En érigeant ce comportement en infraction, le législateur camerounais se soucie de la protection de l’économie publique, via le patrimoine des particuliers.
Toutefois, même si la victime du délit de chèque sans provision n’est pas consciente de sa situation de victime au moment où l’infraction se commet, il ne faudrait pas confondre ce délit à ce de la filouterie ou de l’escroquerie.
En effet, le chèque sans provision et la filouterie se distinguent d’abord par la valeur sociale protégée. La première protège l’économie publique, alors que la seconde veille sur les biens des particuliers. Par ailleurs, même si les deux infractions sont de la compétence du juge correctionnel, le chèque sans provision est sévèrement plus puni
que la filouterie. Enfin, le délit de chèque sans provision peut couvrir celui de la filouterie, dans la mesure où le filou peut régler sa note par un chèque, qui peut ultérieurement se révéler sans provision.

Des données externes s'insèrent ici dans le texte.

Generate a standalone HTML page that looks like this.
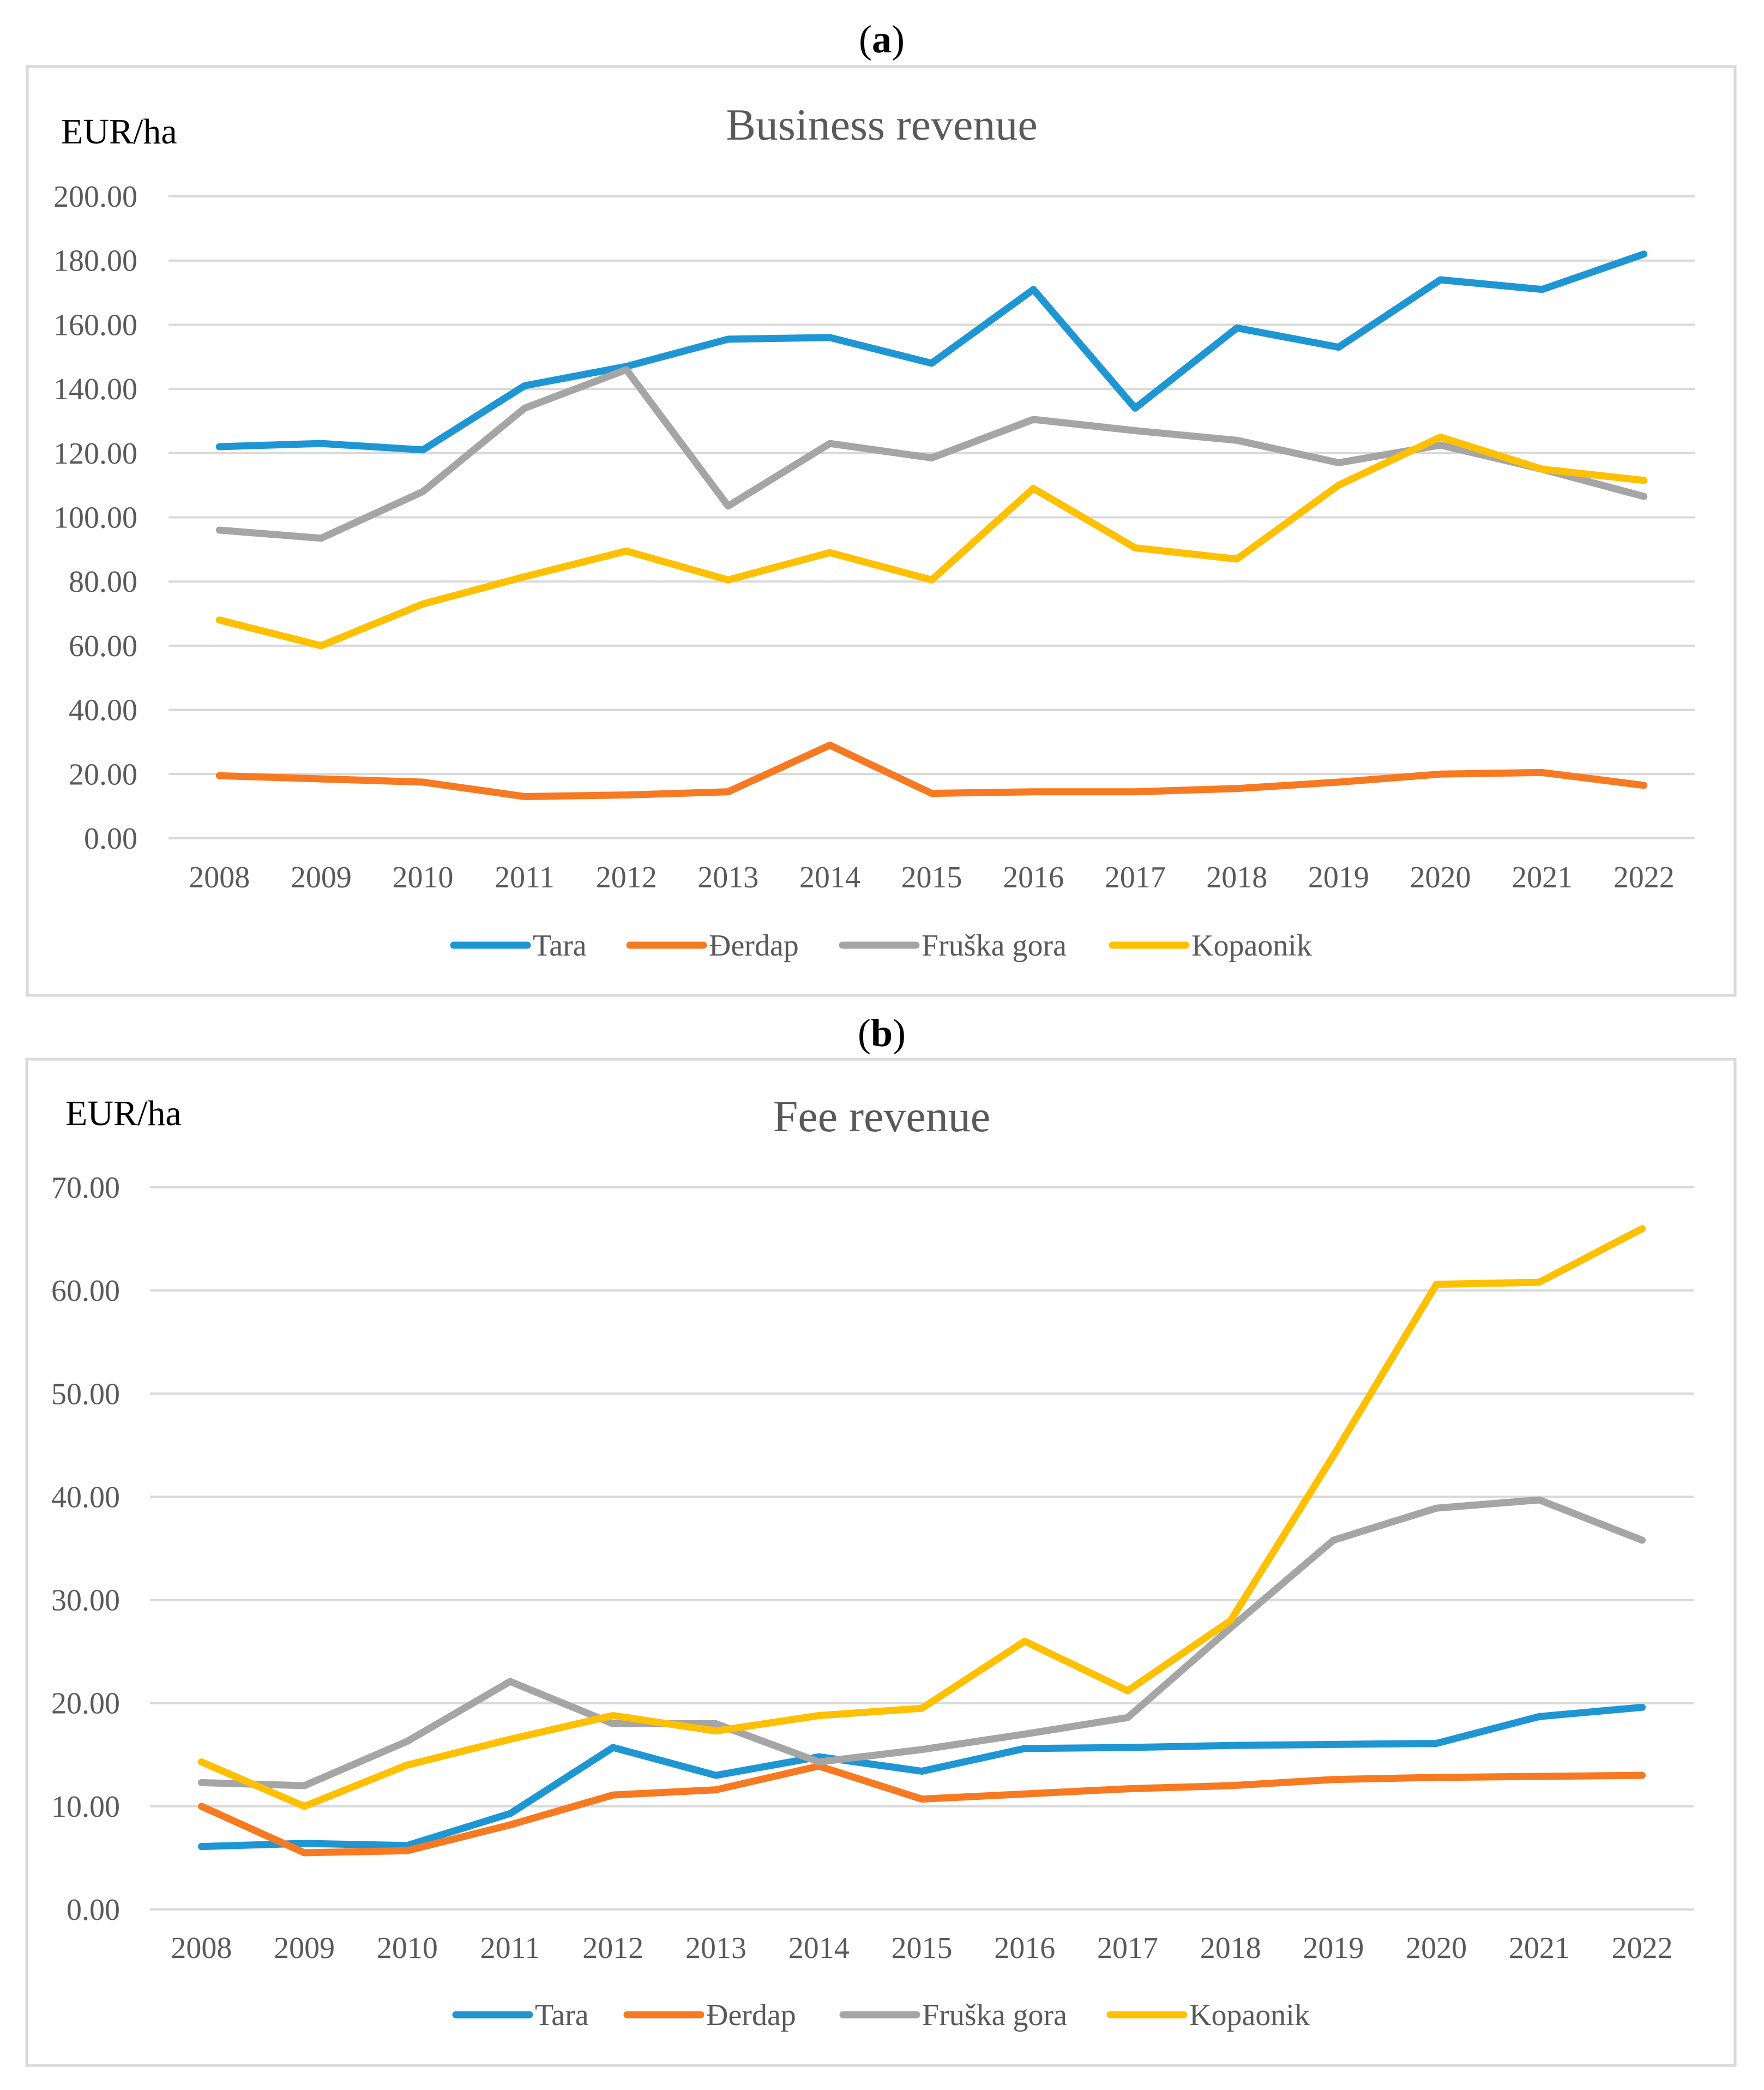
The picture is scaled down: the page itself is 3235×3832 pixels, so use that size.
<!DOCTYPE html>
<html><head><meta charset="utf-8">
<style>
html,body{margin:0;padding:0;background:#fff;}
svg{display:block;}
svg text{font-family:"Liberation Serif","Times New Roman",serif;}
</style></head>
<body>
<svg id="fig" width="3235" height="3832" viewBox="0 0 3235 3832" xmlns="http://www.w3.org/2000/svg" font-family="Liberation Serif, serif">
<text x="1617" y="96" font-size="72" text-anchor="middle" fill="#000" font-family="Liberation Serif, serif">(<tspan font-weight="bold">a</tspan>)</text>
<rect x="50" y="122" width="3132" height="1703" fill="#fff" stroke="#d9d9d9" stroke-width="5"/>
<text x="112" y="263" font-size="66" fill="#000" font-family="Liberation Serif, serif">EUR/ha</text>
<text x="1617" y="256" font-size="82" text-anchor="middle" fill="#595959" font-family="Liberation Serif, serif">Business revenue</text>
<g id="chartA"></g>
<g id="legendA"></g>

<text x="1617" y="1918" font-size="72" text-anchor="middle" fill="#000" font-family="Liberation Serif, serif">(<tspan font-weight="bold">b</tspan>)</text>
<rect x="49" y="1942" width="3133" height="1845" fill="#fff" stroke="#d9d9d9" stroke-width="5"/>
<text x="120" y="2063" font-size="66" fill="#000" font-family="Liberation Serif, serif">EUR/ha</text>
<text x="1617" y="2074" font-size="82" text-anchor="middle" fill="#595959" font-family="Liberation Serif, serif">Fee revenue</text>
<g id="chartB"></g>
<g id="legendB"></g>
</svg>
<script>
const years = ["2008","2009","2010","2011","2012","2013","2014","2015","2016","2017","2018","2019","2020","2021","2022"];
const seriesNames = ["Tara","Đerdap","Fruška gora","Kopaonik"];
const seriesColors = ["#1f96d4","#f77a22","#a5a5a5","#ffc000"];
const ticksA = [0,20,40,60,80,100,120,140,160,180,200];
const ticksB = [0,10,20,30,40,50,60,70];
const businessTara = [122,123,121,141,147,155.5,156,148,171,134,159,153,174,171,182];
const businessDerdap = [19.5,18.5,17.5,13,13.5,14.5,29,14,14.5,14.5,15.5,17.5,20,20.5,16.5];
const businessFruska = [96,93.5,108,134,146,103.5,123,118.5,130.5,127,124,117,122.5,115,106.5];
const businessKopaonik = [68,60,73,81.5,89.5,80.5,89,80.5,109,90.5,87,110,125,115,111.5];
const feeTara = [6.1,6.4,6.2,9.3,15.7,13.0,14.8,13.4,15.6,15.7,15.9,16.0,16.1,18.7,19.6];
const feeDerdap = [10.0,5.5,5.7,8.2,11.1,11.6,13.9,10.7,11.2,11.7,12.0,12.6,12.8,12.9,13.0];
const feeFruska = [12.3,12.0,16.3,22.1,18.0,18.0,14.3,15.5,17.0,18.6,27.3,35.8,38.9,39.7,35.8];
const feeKopaonik = [14.3,10.0,14.0,16.5,18.8,17.3,18.8,19.5,26.0,21.2,28.0,44.0,60.6,60.8,66.0];

const NS="http://www.w3.org/2000/svg";
const FONT="Liberation Serif, serif";
function mk(tag,attrs,parent){const e=document.createElementNS(NS,tag);for(const k in attrs)e.setAttribute(k,attrs[k]);parent.appendChild(e);return e;}

function drawChart(g,cfg,series,ticks,prefix){
  const x=i=>cfg.left+(i+0.5)*(cfg.right-cfg.left)/years.length;
  const y=v=>cfg.y0-(v-ticks[0])/(ticks[ticks.length-1]-ticks[0])*(cfg.y0-cfg.yTop);
  ticks.forEach(t=>{
    const l=mk('line',{x1:cfg.left,x2:cfg.right,y1:y(t),y2:y(t),stroke:'#d9d9d9','stroke-width':4},g);
    
    
    const tx=mk('text',{x:cfg.labelRight,y:y(t)+19,'font-size':56,'text-anchor':'end',fill:'#595959','font-family':FONT},g);
    tx.textContent=t.toFixed(2);
    
    
  });
  years.forEach((yr,i)=>{
    const tx=mk('text',{x:x(i),y:cfg.yearY+19,'font-size':56,'text-anchor':'middle',fill:'#595959','font-family':FONT},g);
    tx.textContent=yr;
    
    
  });
  series.forEach((vals,s)=>{
    const pts=vals.map((v,i)=>x(i).toFixed(1)+','+y(v).toFixed(1)).join(' ');
    const p=mk('polyline',{points:pts,fill:'none',stroke:seriesColors[s],'stroke-width':13,'stroke-linejoin':'round','stroke-linecap':'round'},g);
    
    
  });
}
function drawLegend(g,ly,xs){
  seriesNames.forEach((n,s)=>{
    const l=mk('line',{x1:xs[s],x2:xs[s]+135,y1:ly,y2:ly,stroke:seriesColors[s],'stroke-width':13,'stroke-linecap':'round'},g);
    
    
    const t=mk('text',{x:xs[s]+145,y:ly+19,'font-size':56,fill:'#595959','font-family':FONT},g);
    t.textContent=n;
    
    
  });
}
drawChart(document.getElementById('chartA'),{left:309,right:3108,y0:1537,yTop:360,labelRight:252,yearY:1608},
  [businessTara,businessDerdap,businessFruska,businessKopaonik],ticksA,'business');
drawLegend(document.getElementById('legendA'),1733,[832,1155,1545,2040]);
drawChart(document.getElementById('chartB'),{left:275,right:3106,y0:3501,yTop:2177,labelRight:220,yearY:3571},
  [feeTara,feeDerdap,feeFruska,feeKopaonik],ticksB,'fee');
drawLegend(document.getElementById('legendB'),3694,[836,1150,1546,2036]);
</script>
</body></html>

Quant à l’escroquerie, elle se rapproche du chèque sans provision par la sanction, les deux délits étant punis des peines prévues à l’article 318 du Code pénal camerounais. Si en définitive le délit de chèque sans provision est différent de la filouterie et de l’escroquerie, il importe de connaître avec précision sa particularité. En clair, comment
faut-il comprendre ce délit ? Mieux, dans quelles circonstances cette infraction est-elle consommée, et quelles sont les règles juridiques applicables ? (Sujets corrigés ENAM Cameroun)
Avant de répondre à cette interrogation, il est judicieux de relever que le thème soumis à notre analyse suscite un triple intérêt scientifique, économique et social.
Sur le plan scientifique, cette étude met en relief la nécessité d’actualiser, voire adapter le Code pénal camerounais aux instruments juridiques camerounais et internationaux.
Sur le plan économique, il faut relever la valeur montante du chèque, qui : « n’est pas un instrument de crédit, mais un titre de paiement »: et la nécessité de protéger au maximum le bénéficiaire du chèque.
Sur le plan social, l’émission de chèques sans provision peut entraîner une chaîne d’insolvabilité pouvant être similaire à la « crise des softprimes », vécue actuellement aux Etats-Unis d’Amérique du Nord. (Sujets corrigés ENAM Cameroun)
D’une manière générale, la compréhension du délit de chèque sans provision s’apprécie par sa répression (II) et ses déterminants (I).
I. La consommation du délit de chèque sans provision
Comme toutes les infractions, l’infraction de chèque sans provision possède des éléments lui permettant d’être différentiée des autres. Lesquels sont regroupés, en sus de la condition préalable (l’existence d’un compte), en élément moral (A) et en éléments matériels (B).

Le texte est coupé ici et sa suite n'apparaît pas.